▶ **Records shown**:
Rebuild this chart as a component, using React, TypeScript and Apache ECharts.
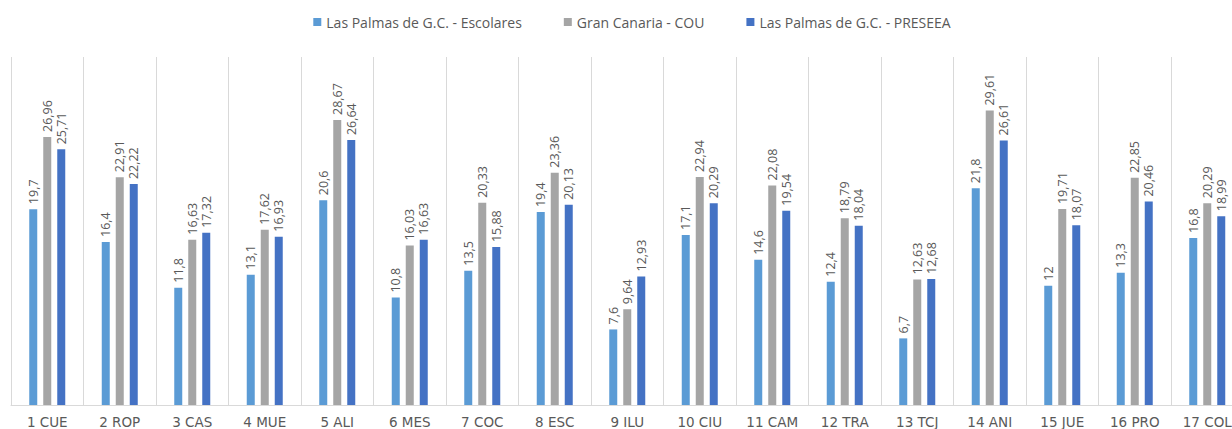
==
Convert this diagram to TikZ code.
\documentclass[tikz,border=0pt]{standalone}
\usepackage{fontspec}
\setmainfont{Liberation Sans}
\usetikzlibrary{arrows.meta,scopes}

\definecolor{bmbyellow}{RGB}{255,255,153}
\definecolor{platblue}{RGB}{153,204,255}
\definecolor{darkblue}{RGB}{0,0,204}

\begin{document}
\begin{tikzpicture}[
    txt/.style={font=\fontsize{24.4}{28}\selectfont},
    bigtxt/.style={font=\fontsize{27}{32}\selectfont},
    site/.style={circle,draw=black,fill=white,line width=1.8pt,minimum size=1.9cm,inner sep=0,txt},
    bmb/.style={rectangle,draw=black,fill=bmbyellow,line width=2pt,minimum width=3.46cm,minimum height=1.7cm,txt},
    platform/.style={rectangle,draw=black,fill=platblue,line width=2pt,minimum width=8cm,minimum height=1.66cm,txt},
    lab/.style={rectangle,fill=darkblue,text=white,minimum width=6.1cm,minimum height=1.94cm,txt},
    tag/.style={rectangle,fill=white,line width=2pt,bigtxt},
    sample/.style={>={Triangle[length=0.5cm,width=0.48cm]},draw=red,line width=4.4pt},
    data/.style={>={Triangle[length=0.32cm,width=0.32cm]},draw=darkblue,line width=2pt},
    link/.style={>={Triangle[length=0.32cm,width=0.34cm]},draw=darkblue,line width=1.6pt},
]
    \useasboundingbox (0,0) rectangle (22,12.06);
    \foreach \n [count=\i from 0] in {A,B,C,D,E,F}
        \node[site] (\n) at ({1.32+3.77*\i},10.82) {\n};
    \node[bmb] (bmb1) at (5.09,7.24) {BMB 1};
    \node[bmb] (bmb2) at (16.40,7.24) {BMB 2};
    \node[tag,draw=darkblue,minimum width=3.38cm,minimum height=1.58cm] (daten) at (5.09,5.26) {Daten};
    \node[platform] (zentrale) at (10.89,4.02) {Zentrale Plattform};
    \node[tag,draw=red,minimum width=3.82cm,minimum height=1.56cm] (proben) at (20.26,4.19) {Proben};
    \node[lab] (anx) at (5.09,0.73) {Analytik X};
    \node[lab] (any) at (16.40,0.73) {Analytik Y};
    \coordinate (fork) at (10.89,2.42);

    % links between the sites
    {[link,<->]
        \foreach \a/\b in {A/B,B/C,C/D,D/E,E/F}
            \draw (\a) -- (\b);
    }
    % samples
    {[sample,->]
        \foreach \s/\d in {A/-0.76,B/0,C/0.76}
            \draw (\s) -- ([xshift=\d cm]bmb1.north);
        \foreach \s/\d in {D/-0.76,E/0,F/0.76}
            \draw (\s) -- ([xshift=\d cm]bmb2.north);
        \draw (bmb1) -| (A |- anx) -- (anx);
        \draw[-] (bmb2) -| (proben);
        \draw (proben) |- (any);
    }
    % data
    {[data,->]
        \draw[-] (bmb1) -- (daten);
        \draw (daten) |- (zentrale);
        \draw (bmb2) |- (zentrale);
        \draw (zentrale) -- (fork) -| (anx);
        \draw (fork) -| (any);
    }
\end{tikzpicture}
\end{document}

▶ **Given task**:
Gather and return every line that holds the string "this".

▶ **Correct response**:
Rebuild this chart as a component, using React, TypeScript and Apache ECharts.
Convert this diagram to TikZ code.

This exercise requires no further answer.